Your task is to repeat the entries word for word while leaving out the pictures.

Raw records
□ □ □ □ □
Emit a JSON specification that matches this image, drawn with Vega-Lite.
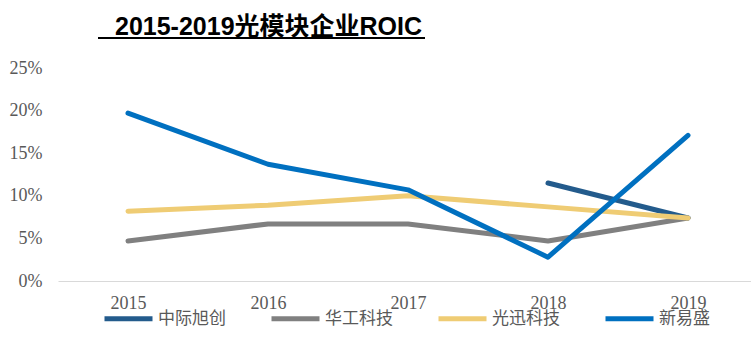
{
  "$schema": "https://vega.github.io/schema/vega-lite/v6.json",
  "width": 693,
  "height": 213,
  "autosize": {"type": "none"},
  "padding": {"left": 58, "top": 68, "right": 0, "bottom": 74},
  "background": "white",
  "title": {
    "text": "2015-2019光模块企业ROIC",
    "anchor": "start",
    "frame": "group",
    "dx": 57,
    "offset": -22,
    "baseline": "alphabetic",
    "font": "Liberation Sans, Noto Sans CJK SC",
    "fontSize": 25,
    "fontWeight": "bold",
    "color": "#000000"
  },
  "config": {"view": {"stroke": null}},
  "data": {
    "values": [
      {"company": "中际旭创", "year": 2018, "roic": 0.115},
      {"company": "中际旭创", "year": 2019, "roic": 0.074},
      {"company": "华工科技", "year": 2015, "roic": 0.047},
      {"company": "华工科技", "year": 2016, "roic": 0.067},
      {"company": "华工科技", "year": 2017, "roic": 0.067},
      {"company": "华工科技", "year": 2018, "roic": 0.047},
      {"company": "华工科技", "year": 2019, "roic": 0.074},
      {"company": "光迅科技", "year": 2015, "roic": 0.082},
      {"company": "光迅科技", "year": 2016, "roic": 0.089},
      {"company": "光迅科技", "year": 2017, "roic": 0.1},
      {"company": "光迅科技", "year": 2018, "roic": 0.087},
      {"company": "光迅科技", "year": 2019, "roic": 0.074},
      {"company": "新易盛", "year": 2015, "roic": 0.197},
      {"company": "新易盛", "year": 2016, "roic": 0.137},
      {"company": "新易盛", "year": 2017, "roic": 0.107},
      {"company": "新易盛", "year": 2018, "roic": 0.028},
      {"company": "新易盛", "year": 2019, "roic": 0.171}
    ]
  },
  "layer": [
    {
      "mark": {"type": "line", "strokeWidth": 5, "strokeCap": "round", "strokeJoin": "round"},
      "encoding": {
        "x": {
          "field": "year",
          "type": "quantitative",
          "scale": {"domain": [2014.5, 2019.45], "nice": false, "zero": false},
          "axis": {
            "values": [2015, 2016, 2017, 2018, 2019],
            "format": "d",
            "title": null,
            "ticks": false,
            "grid": false,
            "domainColor": "#D9D9D9",
            "domainWidth": 1,
            "labelFont": "Liberation Serif",
            "labelFontSize": 18,
            "labelColor": "#595959",
            "labelPadding": 13,
            "labelFlush": false
          }
        },
        "y": {
          "field": "roic",
          "type": "quantitative",
          "scale": {"domain": [0, 0.25], "nice": false},
          "axis": {
            "values": [0, 0.05, 0.1, 0.15, 0.2, 0.25],
            "format": ".0%",
            "title": null,
            "domain": false,
            "ticks": false,
            "grid": false,
            "labelFont": "Liberation Serif",
            "labelFontSize": 18,
            "labelColor": "#595959",
            "labelPadding": 16
          }
        },
        "color": {
          "field": "company",
          "type": "nominal",
          "scale": {
            "domain": ["中际旭创", "华工科技", "光迅科技", "新易盛"],
            "range": ["#235B8C", "#808080", "#EFCC74", "#0070C0"]
          },
          "legend": {
            "orient": "none",
            "legendX": 44,
            "legendY": 224,
            "direction": "horizontal",
            "columns": 4,
            "title": null,
            "symbolType": "stroke",
            "symbolSize": 2304,
            "symbolStrokeWidth": 5,
            "labelFont": "Noto Sans CJK SC",
            "labelFontSize": 17,
            "labelColor": "#595959",
            "columnPadding": 35,
            "labelOffset": 3
          }
        }
      }
    },
    {
      "mark": {"type": "rule", "color": "#000000", "strokeWidth": 1.5},
      "encoding": {
        "x": {"datum": 2014.786, "type": "quantitative"},
        "x2": {"datum": 2017.121},
        "y": {"datum": 0.2849, "type": "quantitative"}
      }
    }
  ]
}
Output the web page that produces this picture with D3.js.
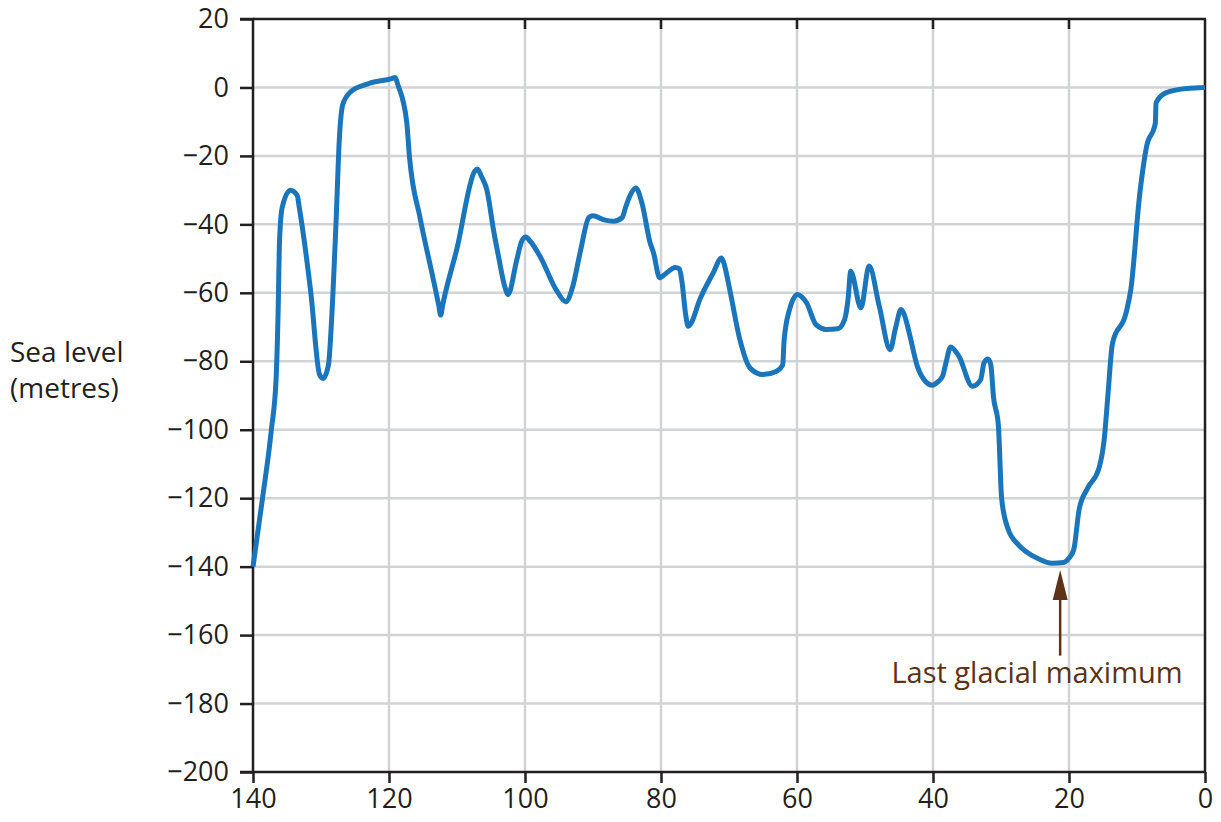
□ □ □ □ □
The output:
Emit a JSON specification that matches this image, drawn with Vega-Lite.
{
  "$schema": "https://vega.github.io/schema/vega-lite/v6.json",
  "width": 693,
  "height": 213,
  "autosize": {"type": "none"},
  "padding": {"left": 58, "top": 68, "right": 0, "bottom": 74},
  "background": "white",
  "title": {
    "text": "2015-2019光模块企业ROIC",
    "anchor": "start",
    "frame": "group",
    "dx": 57,
    "offset": -22,
    "baseline": "alphabetic",
    "font": "Liberation Sans, Noto Sans CJK SC",
    "fontSize": 25,
    "fontWeight": "bold",
    "color": "#000000"
  },
  "config": {"view": {"stroke": null}},
  "data": {
    "values": [
      {"company": "中际旭创", "year": 2018, "roic": 0.115},
      {"company": "中际旭创", "year": 2019, "roic": 0.074},
      {"company": "华工科技", "year": 2015, "roic": 0.047},
      {"company": "华工科技", "year": 2016, "roic": 0.067},
      {"company": "华工科技", "year": 2017, "roic": 0.067},
      {"company": "华工科技", "year": 2018, "roic": 0.047},
      {"company": "华工科技", "year": 2019, "roic": 0.074},
      {"company": "光迅科技", "year": 2015, "roic": 0.082},
      {"company": "光迅科技", "year": 2016, "roic": 0.089},
      {"company": "光迅科技", "year": 2017, "roic": 0.1},
      {"company": "光迅科技", "year": 2018, "roic": 0.087},
      {"company": "光迅科技", "year": 2019, "roic": 0.074},
      {"company": "新易盛", "year": 2015, "roic": 0.197},
      {"company": "新易盛", "year": 2016, "roic": 0.137},
      {"company": "新易盛", "year": 2017, "roic": 0.107},
      {"company": "新易盛", "year": 2018, "roic": 0.028},
      {"company": "新易盛", "year": 2019, "roic": 0.171}
    ]
  },
  "layer": [
    {
      "mark": {"type": "line", "strokeWidth": 5, "strokeCap": "round", "strokeJoin": "round"},
      "encoding": {
        "x": {
          "field": "year",
          "type": "quantitative",
          "scale": {"domain": [2014.5, 2019.45], "nice": false, "zero": false},
          "axis": {
            "values": [2015, 2016, 2017, 2018, 2019],
            "format": "d",
            "title": null,
            "ticks": false,
            "grid": false,
            "domainColor": "#D9D9D9",
            "domainWidth": 1,
            "labelFont": "Liberation Serif",
            "labelFontSize": 18,
            "labelColor": "#595959",
            "labelPadding": 13,
            "labelFlush": false
          }
        },
        "y": {
          "field": "roic",
          "type": "quantitative",
          "scale": {"domain": [0, 0.25], "nice": false},
          "axis": {
            "values": [0, 0.05, 0.1, 0.15, 0.2, 0.25],
            "format": ".0%",
            "title": null,
            "domain": false,
            "ticks": false,
            "grid": false,
            "labelFont": "Liberation Serif",
            "labelFontSize": 18,
            "labelColor": "#595959",
            "labelPadding": 16
          }
        },
        "color": {
          "field": "company",
          "type": "nominal",
          "scale": {
            "domain": ["中际旭创", "华工科技", "光迅科技", "新易盛"],
            "range": ["#235B8C", "#808080", "#EFCC74", "#0070C0"]
          },
          "legend": {
            "orient": "none",
            "legendX": 44,
            "legendY": 224,
            "direction": "horizontal",
            "columns": 4,
            "title": null,
            "symbolType": "stroke",
            "symbolSize": 2304,
            "symbolStrokeWidth": 5,
            "labelFont": "Noto Sans CJK SC",
            "labelFontSize": 17,
            "labelColor": "#595959",
            "columnPadding": 35,
            "labelOffset": 3
          }
        }
      }
    },
    {
      "mark": {"type": "rule", "color": "#000000", "strokeWidth": 1.5},
      "encoding": {
        "x": {"datum": 2014.786, "type": "quantitative"},
        "x2": {"datum": 2017.121},
        "y": {"datum": 0.2849, "type": "quantitative"}
      }
    }
  ]
}
Output the web page that produces this picture with D3.js.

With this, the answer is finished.